The provisions of the EEA Regulations 2016 specified in regulations 5 to 10 continue to have effect (despite the revocation of those Regulations) with the modifications specified in those regulations in relation to the applicant during the relevant period.

12.

At paragraphs [41] to [45] of the decision, the First-tier Tribunal Judge said:

“41.

There is no definition of what is meant by the period immediately prior to the end of the transition period.
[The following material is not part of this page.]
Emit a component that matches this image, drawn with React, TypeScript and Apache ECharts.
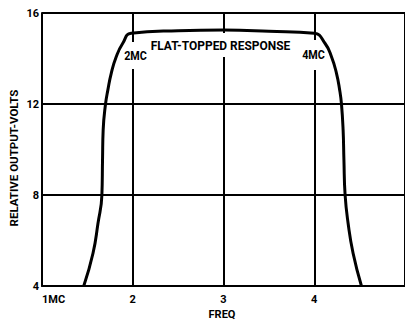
import React, { useEffect, useRef } from "react";
import * as echarts from "echarts";

const freqs = [1.46, 1.562, 1.617, 1.66, 1.667, 1.674, 1.70, 1.726, 1.763, 1.818, 1.89, 1.982, 2.5, 3.0, 3.5, 4.0, 4.118, 4.19, 4.245, 4.28, 4.30, 4.318, 4.327, 4.34, 4.373, 4.428, 4.52];
const volts = [4.0, 5.44, 6.76, 8.0, 9.54, 10.86, 12.0, 12.62, 13.35, 14.08, 14.67, 15.11, 15.22, 15.25, 15.2, 15.11, 14.67, 14.08, 13.35, 12.62, 12.0, 10.86, 9.54, 8.0, 6.76, 5.44, 4.0];
const xTickLabels = ["1MC", "2", "3", "4", ""];
const yTickLabels = ["4", "8", "12", "16"];
const annotations = ["2MC", "FLAT-TOPPED RESPONSE", "4MC"];

const FONT = "Roboto, 'Liberation Sans', sans-serif";

export default function App() {
  const ref = useRef<HTMLDivElement>(null);
  useEffect(() => {
    if (!ref.current) return;
    const chart = echarts.init(ref.current, null, { renderer: "svg" });
    const data = freqs.map((f, i) => [f, volts[i]]);
    chart.setOption({
      animation: false,
      backgroundColor: "#ffffff",
      grid: { left: 42, top: 13, right: -2, bottom: 35, containLabel: false },
      xAxis: {
        type: "value",
        min: 1,
        max: 5,
        interval: 1,
        axisLine: { show: true, lineStyle: { color: "#000", width: 2 } },
        axisTick: { show: false },
        splitLine: { show: true, lineStyle: { color: "#000", width: 2 } },
        axisLabel: {
          margin: 8,
          color: "#000",
          fontFamily: FONT,
          fontWeight: "bold",
          fontSize: 11,
          lineHeight: 11,
          alignMinLabel: "left",
          showMaxLabel: false,
          formatter: (v: number) => xTickLabels[Math.round(v) - 1] ?? "",
        },
      },
      yAxis: {
        type: "value",
        min: 4,
        max: 16,
        interval: 4,
        axisLine: { show: true, lineStyle: { color: "#000", width: 2 } },
        axisTick: { show: false },
        splitLine: { show: true, lineStyle: { color: "#000", width: 2 } },
        axisLabel: {
          margin: 3,
          color: "#000",
          fontFamily: FONT,
          fontWeight: "bold",
          fontSize: 11,
          formatter: (v: number) => yTickLabels[Math.round((v - 4) / 4)] ?? "",
        },
      },
      series: [
        {
          type: "line",
          data,
          smooth: 0.5,
          showSymbol: false,
          symbol: "none",
          z: 3,
          lineStyle: { color: "#000", width: 3 },
        },
      ],
      graphic: [
        {
          type: "text",
          z: 1,
          x: 135.5,
          y: 55.5,
          scaleX: 0.9,
          style: {
            text: annotations[0],
            fill: "#000",
            font: `bold 12px ${FONT}`,
            align: "center",
            verticalAlign: "middle",
            backgroundColor: "#fff",
            padding: [8, 1, 7, 1],
          },
        },
        {
          type: "text",
          z: 1,
          x: 220.5,
          y: 45,
          scaleX: 0.92,
          style: {
            text: annotations[1],
            fill: "#000",
            font: `bold 13px ${FONT}`,
            align: "center",
            verticalAlign: "middle",
            backgroundColor: "#fff",
            padding: [8, 2, 3, 2],
          },
        },
        {
          type: "text",
          z: 1,
          x: 313.5,
          y: 55,
          scaleX: 0.9,
          style: {
            text: annotations[2],
            fill: "#000",
            font: `bold 12px ${FONT}`,
            align: "center",
            verticalAlign: "middle",
            backgroundColor: "#fff",
            padding: [13, 1, 5, 1],
          },
        },
        {
          type: "text",
          x: 222,
          y: 314,
          style: {
            text: "FREQ",
            fill: "#000",
            font: `bold 11px ${FONT}`,
            align: "center",
            verticalAlign: "middle",
          },
        },
        {
          type: "text",
          x: 14,
          y: 158,
          rotation: Math.PI / 2,
          style: {
            text: "RELATIVE OUTPUT-VOLTS",
            fill: "#000",
            font: `bold 11.5px ${FONT}`,
            align: "center",
            verticalAlign: "middle",
          },
        },
      ],
    });
    return () => chart.dispose();
  }, []);
  return <div ref={ref} style={{ width: 405, height: 321, position: "absolute", left: 0, top: 0 }} />;
}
On balance, I am persuaded that the Appellant’s employment up until July 2020 before his imprisonment for the final months before the end of the transition period, does satisfy the requirement that the Appellant be exercising Treaty Rights in the period immediately prior to 23.00 on 31 December 2020.

42.

I similarly consider that having not been made subject to any deportation order and having come to the UK lawfully under EU law, that he was continuing to reside in the UK ‘lawfully’ at the necessary date; to use the language of the Citizen’s Rights regulations.

43.

Therefore, on the Respondent’s own policy and on my reading of the relevant Acts and Regulations, the Appellant was to be covered by the saved 2016 Regulations.

44.

It is uncontroversial that the rights provided by directive 2004/38/EC as referred to in Article 20 of the WA, are reflected domestically in the Immigration (European Economic Area) Regulations 2016. Provision for deportation and exclusion is provided in those regulations through regulations 23 and 27. For this reason, I consider that a deportation decision taken by the Respondent pursuant to domestic legislation rather than the 2016 regulations, is not in accordance with the law.

45.

On this basis I find that the Respondent’s decision would amount to a breach of the Appellant’s Article 8 rights. As such, the decision to deport the Appellant would be unlawful pursuant to section 6 Human Rights Act 1998.”